If you have diabetes, you’re at risk for developing a diabetic wound. Podiatric physicians at Ankle & Foot Care Centers urge people with diabetes to stay on top of their foot health to avoid complications such as ulcers, which could develop into worse conditions if left untreated.
Dr. Bradley Backoff, a podiatric physician at Ankle & Foot Care Centers, says between 10 and 20 percent of diabetics experience a diabetic ulcer.
Dr. Backoff discusses what diabetic ulcers are, how they’re formed, how to recognize them early on and how to prevent and treat them.
What are diabetic ulcers?
A diabetic foot ulcer is an acute or chronic wound, which is a result of abnormal pressure and shear forces, generally found on the boney prominences of the foot.
“In addition to these forces, poor blood flow and neuropathy, a loss of feeling or sensation in the limbs, are thought to play a major role in decreasing the body’s ability to repair itself, contributing to the formation of an ulcer,” explains Dr. Backoff.
What are the risk factors, signs and symptoms?
In addition to diabetes, some common risk factors include decreased blood flow to the feet, neuropathy, abnormal foot structure, poor shoe selection, kidney problems, edema, which is the swelling of the legs and feet, and smoking.
A diabetic ulcer typically starts out as a callous, which forms as a result of a pressure point.
“Any diabetic with a callous, blister, or wound on the foot or leg should have it examined as soon as possible,” says Dr. Backoff. “Some other common symptoms individuals may notice are an increase in pain when they previously lacked sensation, a foul odor, or drainage in the socks or shoes.”
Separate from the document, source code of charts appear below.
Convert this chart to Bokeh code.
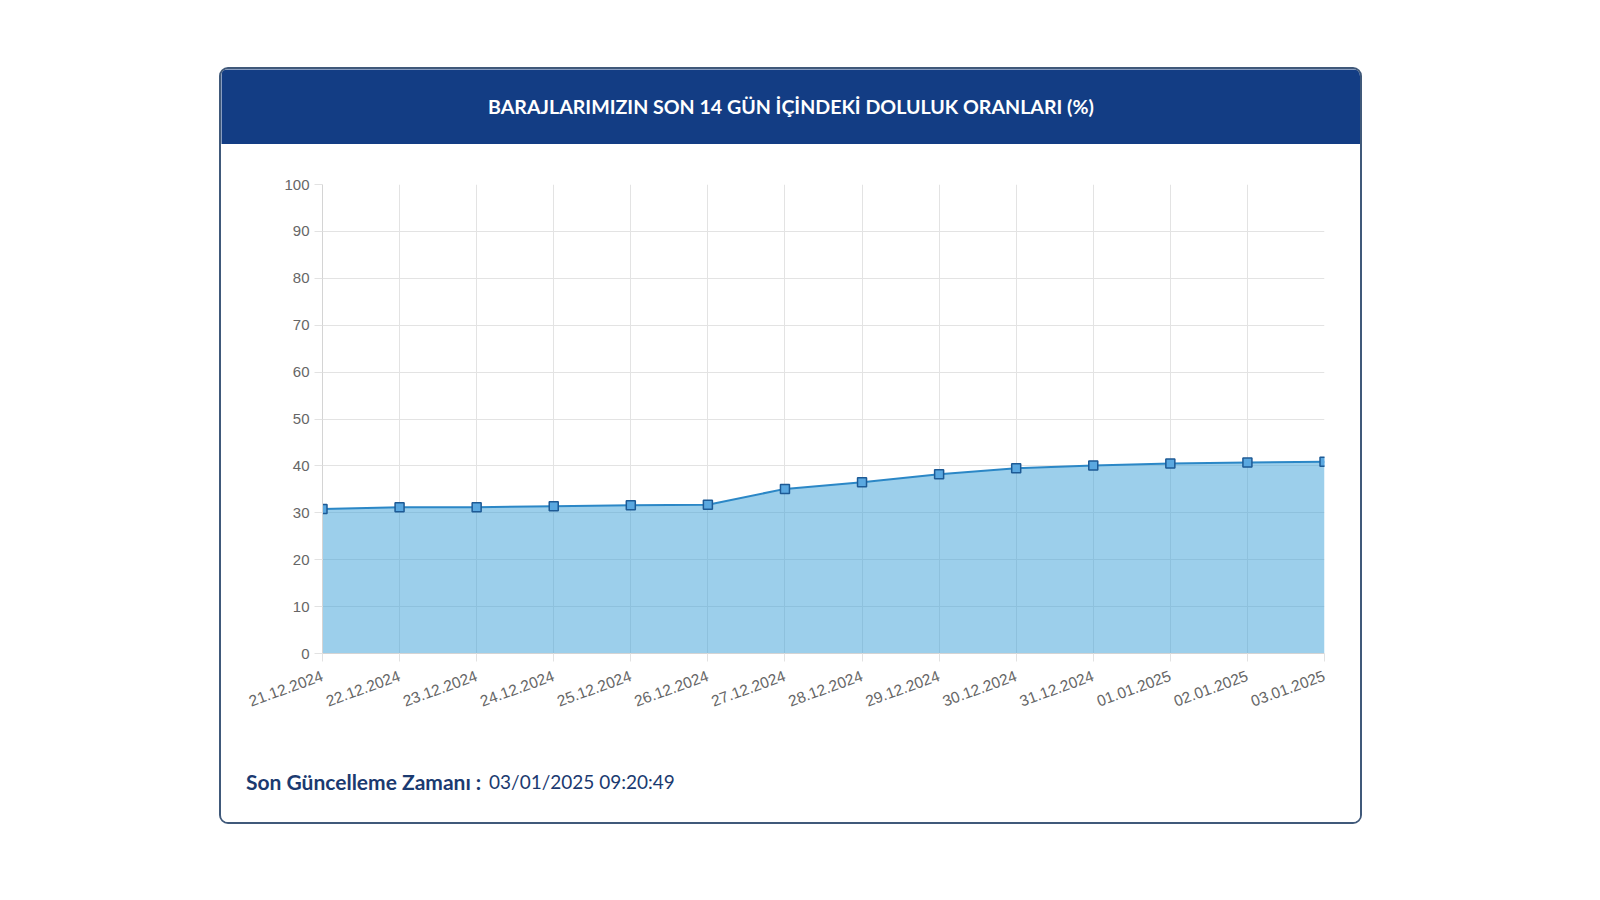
import math
from bokeh.plotting import figure
from bokeh.models import Range1d, FixedTicker, Label, Spacer
from bokeh.layouts import column, row
from bokeh.embed import file_html
from bokeh.resources import INLINE

# ---- data ----
dates = ["21.12.2024", "22.12.2024", "23.12.2024", "24.12.2024", "25.12.2024",
         "26.12.2024", "27.12.2024", "28.12.2024", "29.12.2024", "30.12.2024",
         "31.12.2024", "01.01.2025", "02.01.2025", "03.01.2025"]
doluluk = [30.8, 31.2, 31.2, 31.4, 31.6, 31.7, 35.1, 36.5, 38.2, 39.5, 40.1, 40.5, 40.7, 40.9]
y_ticks = [0, 10, 20, 30, 40, 50, 60, 70, 80, 90, 100]
title_text = "BARAJLARIMIZIN SON 14 GÜN İÇİNDEKİ DOLULUK ORANLARI (%)"
footer_bold = "Son Güncelleme Zamanı :"
footer_value = "03/01/2025 09:20:49"

W = 1139
BL, BR = 101, 36
NAVY = "#133d84"
TXT = "#1b3a70"


def blank(height, fill):
    f = figure(width=W, height=height, x_range=Range1d(0, W), y_range=Range1d(0, height),
               output_backend="svg", toolbar_location=None,
               x_axis_location=None, y_axis_location=None, min_border=0)
    f.grid.visible = False
    f.outline_line_color = None
    f.background_fill_color = fill
    f.border_fill_color = fill
    return f


# ---- header ----
hdr = blank(75, NAVY)
hdr.add_layout(Label(x=W / 2, y=38.5, text=title_text, text_align="center",
                     text_baseline="middle", text_color="white",
                     text_font="Lato", text_font_style="bold", text_font_size="19.6px"))

# ---- chart ----
xs = list(range(len(dates)))
p = figure(width=W, height=580, x_range=Range1d(0, len(dates) - 1), y_range=Range1d(0, 100),
           output_backend="svg", toolbar_location=None,
           min_border_left=BL, min_border_right=BR, min_border_top=40, min_border_bottom=71)
p.outline_line_color = None
p.background_fill_color = "white"
p.border_fill_color = "white"

p.varea(x=xs, y1=[0] * len(xs), y2=doluluk, fill_color="#3a9fd8", fill_alpha=0.5)
p.line(xs, doluluk, line_color="#2b87c6", line_width=2)
p.scatter(xs, doluluk, marker="square", size=9, fill_color="#5aa8e0",
          line_color="#1d5a95", line_width=1.5)

p.xaxis.ticker = FixedTicker(ticks=xs)
p.xaxis.major_label_overrides = {i: d for i, d in enumerate(dates)}
p.xaxis.major_label_orientation = math.radians(20)
p.yaxis.ticker = FixedTicker(ticks=y_ticks)

for ax in (p.xaxis, p.yaxis):
    ax.axis_line_color = "#d4d4d4"
    ax.major_tick_line_color = "#e2e2e2"
    ax.major_tick_out = 8
    ax.major_tick_in = 0
    ax.minor_tick_line_color = None
    ax.major_label_text_font = "Liberation Sans"
    ax.major_label_text_font_size = "15px"
    ax.major_label_text_color = "#666666"
p.xaxis.major_label_text_font_size = "15.5px"
p.yaxis.major_label_standoff = 5
p.xaxis.major_label_standoff = 14

p.grid.grid_line_color = "#e3e3e3"
p.grid.grid_line_width = 1

# ---- footer ----
ftr = blank(98, "white")
ftr.add_layout(Label(x=24.5, y=41, text=footer_bold, text_align="left",
                     text_baseline="middle", text_color=TXT, text_font="Lato",
                     text_font_style="bold", text_font_size="21px"))
ftr.add_layout(Label(x=267.5, y=41, text=footer_value, text_align="left",
                     text_baseline="middle", text_color=TXT, text_font="Lato",
                     text_font_size="19px"))

card = column(row(hdr), row(p), row(ftr),
              styles={"border": "2px solid #40597a", "border-radius": "9px",
                      "overflow": "hidden"})
page = column(Spacer(height=67), row(Spacer(width=219), card))

open("out.html", "w").write(file_html(page, INLINE))
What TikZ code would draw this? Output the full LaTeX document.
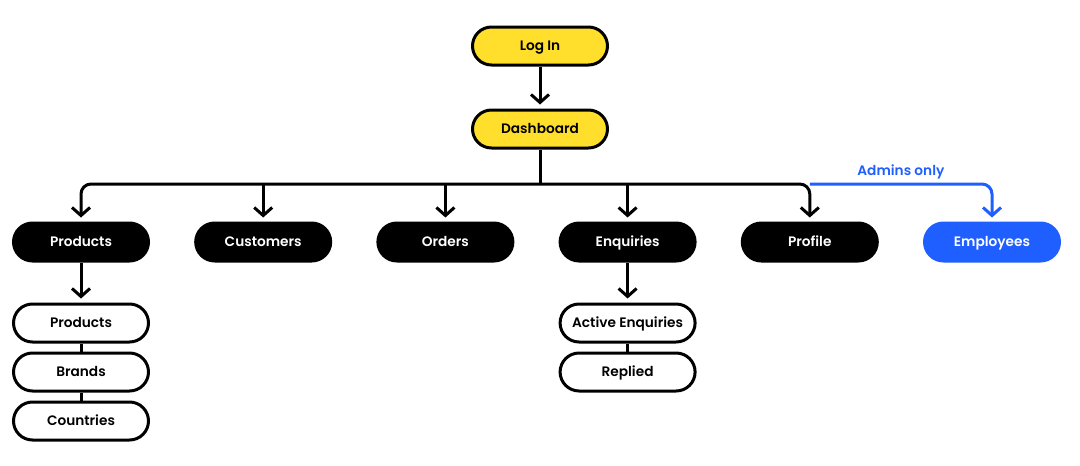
\documentclass[tikz,border=0pt]{standalone}
\usepackage{fontspec}
\setmainfont{Poppins}[BoldFont={Poppins SemiBold}]
\usepackage{tikz}
\usetikzlibrary{arrows.meta,positioning}
\definecolor{mapyellow}{HTML}{FFDF2B}
\definecolor{mapblue}{HTML}{1F5EFF}

\begin{document}
\begin{tikzpicture}[
  x=1pt,y=-1pt,
  node distance=44.2pt,
  every node/.style={font=\fontsize{13.7}{16}\selectfont\bfseries},
  box/.style={rounded corners=19pt,minimum width=135pt,minimum height=38pt,line width=3pt,
    inner sep=0pt,text height=9.6pt,text depth=0pt},
  top/.style={box,draw=black,fill=mapyellow},
  main/.style={box,draw=black,fill=black,text=white},
  admin/.style={box,draw=mapblue,fill=mapblue,text=white},
  sub/.style={box,draw=black,fill=white},
  link/.style={line width=3pt,draw=black},
  arr/.style={link,-{Straight Barb[length=8pt,width=18pt,line width=3pt]},shorten >=4pt,rounded corners=10pt}
]
\useasboundingbox (0,0) rectangle (1080,466);

\node[top] (login) at (540,46) {Log In};
\node[top,below=42pt of login] (dash) {Dashboard};
\draw[arr] (login) -- (dash);

\coordinate (bus) at (540,184);

\node[main] (products) at (81,242) {Products};
\node[main,right=of products] (customers) {Customers};
\node[main,right=of customers] (orders) {Orders};
\node[main,right=of orders] (enquiries) {Enquiries};
\node[main,right=of enquiries] (profile) {Profile};
\node[admin,right=of profile] (employees) {Employees};

\draw[link] (dash.south) -- (bus);
\draw[arr] (bus) -| (products.north);
\draw[arr] (bus) -| (profile.north);
\draw[arr] (customers.north |- bus) -- (customers.north);
\draw[arr] (orders.north |- bus) -- (orders.north);
\draw[arr] (enquiries.north |- bus) -- (enquiries.north);
\draw[arr,draw=mapblue] (profile.north |- bus) -| node[pos=0.25,above,text=mapblue,inner sep=3pt] {Admins only} (employees.north);

% products sub pages
\node[sub,below=40pt of products] (plist) {Products};
\node[sub,below=8pt of plist] (brands) {Brands};
\node[sub,below=8pt of brands] (countries) {Countries};
\draw[arr] (products) -- (plist);
\draw[link] (plist) -- (brands);
\draw[link] (brands) -- (countries);

% enquiries sub pages
\node[sub,below=40pt of enquiries] (active) {Active Enquiries};
\node[sub,below=8pt of active] (replied) {Replied};
\draw[arr] (enquiries) -- (active);
\draw[link] (active) -- (replied);
\end{tikzpicture}
\end{document}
When left untreated, ulcers can lead to other complications, such as infection or the formation of an abscess, which is the collection of bacteria that requires surgical drainage. Another serious condition that can result is osteomyelitis, an infection of the bone. In the most serious cases, ulcers can lead to gangrene and the need for amputation of the lower extremities.
“Around 80 percent of amputations in the diabetic foot result from the presence of, or complications from an ulcer,” explains Dr. Backoff.
How do you prevent and treat ulcers?
Ulcers may be prevented by maintaining good control of blood sugars, wearing proper footwear, performing daily foot inspections and visiting a primary care physician and podiatrist on a regular basis.
“Diabetics should have a comprehensive diabetic foot exam to assess their foot health and determine their risk level,” says Dr. Backoff.
“Generally speaking, diabetic patients should see a podiatrist at least once a year, but patients who have a foot deformity, neuropathy, or peripheral vascular disease are at risk for ulcers, and should be seen more often.”
Ulcers are treated with a combination of local wound care and offloading, which refers to taking weight off the pressure points by placing an individual in a special shoe, boot, cast or bandage.
Vascular surgery may be necessary if the blood flow is poor and prevents the ulcers from healing. If there is an active infection, antibiotics, or in severe cases, amputation, may be necessary.
“Staying informed and aware of one’s health and seeking out treatment is the best thing anyone can do, but especially diabetics who are at risk for ulcers and other serious complications. Awareness is crucial for prevention of conditions associated with diabetes.”